As for my walk today, I followed our trails and then an old logging road, where the deer and moose and coyotes and foxes and turkeys also roam.
And because part of my journey took me along the snowmobile trail, I picked up some empties and realized that not all turkeys are created equal.
But you don’t judge, do you dear Earth. Nor do you pretend that the world is perfect.
That being said, the sight of my first butterfly of the season, the pastel colored Clouded Sulphur, was rather perfect in my book.
Thanks for once again taking the time to teach me a few lessons . . . lessons from the Earth on this, your day, Earth Day 2019.
I don’t know the why of it, but it seems that each year when we plan to put the lawn furniture away, the forecast either includes wind gusts or snow. Well, yesterday it snowed. Not a lot of snow, mind you.

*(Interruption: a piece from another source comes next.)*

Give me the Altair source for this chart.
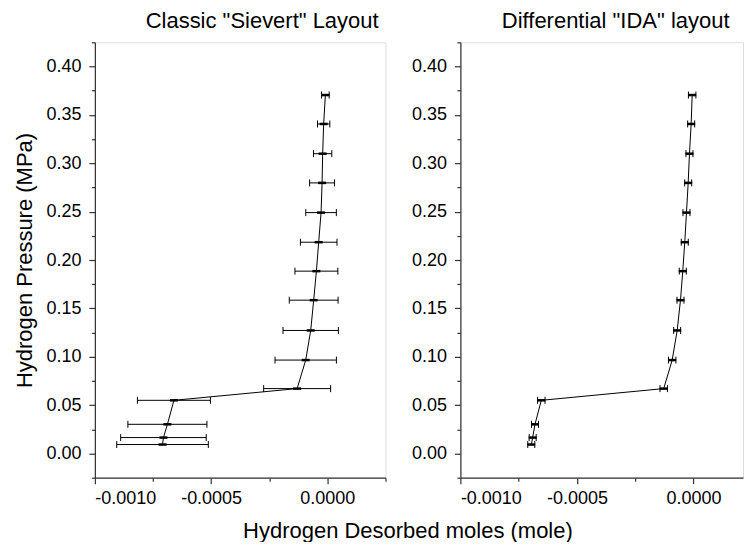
import altair as alt
import pandas as pd

# ---- data ----
pressure = [0.3705, 0.3406, 0.3099, 0.2797, 0.2490, 0.2184, 0.1885, 0.1585,
            0.1272, 0.0966, 0.0671, 0.0550, 0.0302, 0.0165, 0.0093]
sievert_moles = [-0.0000086, -0.0000159, -0.0000202, -0.0000227, -0.0000271,
                 -0.0000373, -0.0000472, -0.0000588, -0.0000717, -0.0000931,
                 -0.000130, -0.000660, -0.000688, -0.000705, -0.000709]
sievert_err = [0.0000165, 0.0000265, 0.0000393, 0.0000536, 0.0000657,
               0.0000787, 0.0000923, 0.000105, 0.000119, 0.000132,
               0.000144, 0.000157, 0.000170, 0.000184, 0.000197]
ida_moles = [-0.0000060, -0.0000103, -0.0000176, -0.0000231, -0.0000304,
             -0.0000377, -0.0000463, -0.0000561, -0.0000703, -0.0000917,
             -0.000128, -0.000653, -0.000680, -0.000690, -0.000696]
ida_err = [0.000016, 0.000015, 0.000015, 0.000015, 0.000015,
           0.000015, 0.000015, 0.000015, 0.000015, 0.000016,
           0.000016, 0.000016, 0.000015, 0.000015, 0.000015]

x_ticks = [-0.001, -0.00075, -0.0005, -0.00025, 0.0, 0.00025]
y_ticks = [-0.025, 0.0, 0.025, 0.05, 0.075, 0.1, 0.125, 0.15, 0.175, 0.2,
           0.225, 0.25, 0.275, 0.3, 0.325, 0.35, 0.375, 0.4, 0.425]

titles = ['Classic "Sievert" Layout', 'Differential "IDA" layout']
x_title = "Hydrogen Desorbed moles (mole)"
y_title = "Hydrogen Pressure (MPa)"

FONT = "Liberation Sans"
AX = "#333333"


def make_df(moles, err):
    return pd.DataFrame({"idx": list(range(len(pressure))), "pressure": pressure,
                         "moles": moles, "err": err})


x_major = "abs(datum.value*2000 - round(datum.value*2000)) < 0.001"
y_major = "abs(datum.value*20 - round(datum.value*20)) < 0.001"


def xaxis():
    return alt.Axis(values=x_ticks, labelOverlap=False, grid=False,
                    labelExpr=f"({x_major}) ? replace(format(datum.value, '.4f'), '\u2212', '-') : ''",
                    tickSize={"condition": {"test": x_major, "value": 6}, "value": 3.5},
                    labelPadding=5.5, labelFont=FONT, labelFontSize=18, labelColor="black",
                    domainColor=AX, tickColor=AX, domainWidth=1.2, tickWidth=1.2)


def yaxis():
    return alt.Axis(values=y_ticks, labelOverlap=False, grid=False,
                    labelExpr=f"({y_major}) ? format(datum.value, '.2f') : ''",
                    tickSize={"condition": {"test": y_major, "value": 6}, "value": 3.5},
                    labelPadding=8, labelFont=FONT, labelFontSize=18, labelColor="black",
                    domainColor=AX, tickColor=AX, domainWidth=1.2, tickWidth=1.2,
                    titleFont=FONT, titleFontSize=22, titleFontWeight="normal",
                    titleColor="black", titlePadding=9)


def panel(moles, err, title, width, xmax, dx, show_ytitle):
    df = make_df(moles, err)
    xs = alt.Scale(domain=[-0.001, xmax], nice=False, zero=False)
    ys = alt.Scale(domain=[-0.025, 0.425], nice=False, zero=False)
    yt = y_title if show_ytitle else None
    ax_x = xaxis()
    ax_y = yaxis()
    base = alt.Chart(df).transform_calculate(
        lo="datum.moles - datum.err", hi="datum.moles + datum.err")

    def X(f):
        return alt.X(f"{f}:Q", scale=xs, axis=ax_x, title=None)

    def Y():
        return alt.Y("pressure:Q", scale=ys, axis=ax_y, title=yt)

    line = base.mark_line(color="black", strokeWidth=1).encode(
        x=X("moles"), y=Y(), order="idx:Q")
    bars = base.mark_rule(color="black", strokeWidth=1).encode(
        x=X("lo"), x2="hi:Q", y=Y())
    cap_lo = base.mark_point(shape="M0,-1V1", size=49, color="black",
                             strokeWidth=1, filled=False, opacity=1).encode(x=X("lo"), y=Y())
    cap_hi = base.mark_point(shape="M0,-1V1", size=49, color="black",
                             strokeWidth=1, filled=False, opacity=1).encode(x=X("hi"), y=Y())
    center = base.mark_point(shape="M-1,0H1", size=64, color="black",
                             strokeWidth=2.5, filled=False, opacity=1).encode(x=X("moles"), y=Y())
    return alt.layer(bars, cap_lo, cap_hi, line, center).properties(
        width=width, height=436,
        title=alt.TitleParams(title, font=FONT, fontSize=22, fontWeight="normal",
                              color="black", dx=dx, offset=0))


left = panel(sievert_moles, sievert_err, titles[0], 291, 0.00025, 22, True)
right = panel(ida_moles, ida_err, titles[1], 283, 0.000212, 14, False)

chart = alt.hconcat(left, right, spacing=23).properties(
    title=alt.TitleParams(x_title, orient="bottom", anchor="middle", font=FONT,
                          fontSize=22, fontWeight="normal", color="black",
                          dx=29.5, offset=13),
    padding={"left": 13, "top": 9, "right": 0, "bottom": 0},
).configure_view(stroke=None).configure(background="white")

chart.save("out.html", embed_options={"renderer": "svg", "actions": False})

But enough.
It was, however, melting quickly when we stopped by camp to begin our autumn chores.
Upon our return home, I diverted my attention for a bit and headed off into the woods, where much to my delight, tracking opportunities made themselves known. Though I didn’t see any of the creators, I smiled with the knowledge that I can share this land with them. Along the way I found a porcupine track pattern,
plus a coyote with a stride of about nineteen inches (when you don’t take a tape measure it pays to improvise),
and my favorite for this first tracking day of the season . . . a snowshoe lobster–I mean hare.
Another favorite sighting, which I spied a few times–rather fresh moose scat the size of chocolate nuggets. (And no, I didn’t collect it to make jewelry. ;-))
As I moved, I left behind my own tracks and wondered if the mammals looked at those and knew I’d passed by. “Middle-aged female, the one who stalks us,” they might comment if they could talk. But really, it’s by my scent that they probably know me best. “Stinky middle-aged female . . .”
It wasn’t just tracks that caught my attention. The snow, spotted with tree drips, enhanced the color and borders of the foliage, making each leaf stand out.
In contrast, a more muted tapestry formed where foliage was trapped in slush-topped puddles.
And then there were those leaves turned upside down. I was fascinated by the variation of size in the water drops left behind as the snow melted. Every dot enhanced the pastel back-side colors . . .
and acted as a scope by showing off segments of venation.
Patterns changed depending on the shape of the structure to which they clung.
And all were momentary for each drop eventually did what they do . . . dripped.
While I admired the beauty, I wondered about the goldenrod that still bloomed and reminded me that though it had snowed and we’ve had some rather cold days, today was a bit warmer and it’s not winter yet. But those cold temps of a few days ago, I think they caught some by surprise, including this tachinid fly that dangled from another flower stalk.
And several times I found hickory tussock moth caterpillars frozen in place. While I admired the way the melted snow drops clung to the hair, I wondered about what I was seeing. Was it a shed skin? Or had this caterpillar been taken by surprise with weather conditions?
If you know, please enlighten me.
As it was, I needed to finish my wander for there was more furniture to put away on the homefront.
And when we opened the cellar hatch door to store the table and chair downstairs, another discovery was made . . . an Eastern red-backed salamander on top of the first step.
The day probably should have been named “Day After the First Snow Storm of the Season” but instead it was our “Put the Lawn Furniture Away Holiday.” Not everyone celebrates this day, but we do because as exciting as it is to bring the furniture out in the spring, it’s equally exciting to put it away and anticipate the coming season. Oh, and when we pull it again in the spring, you can trust that it will snow at least one more time.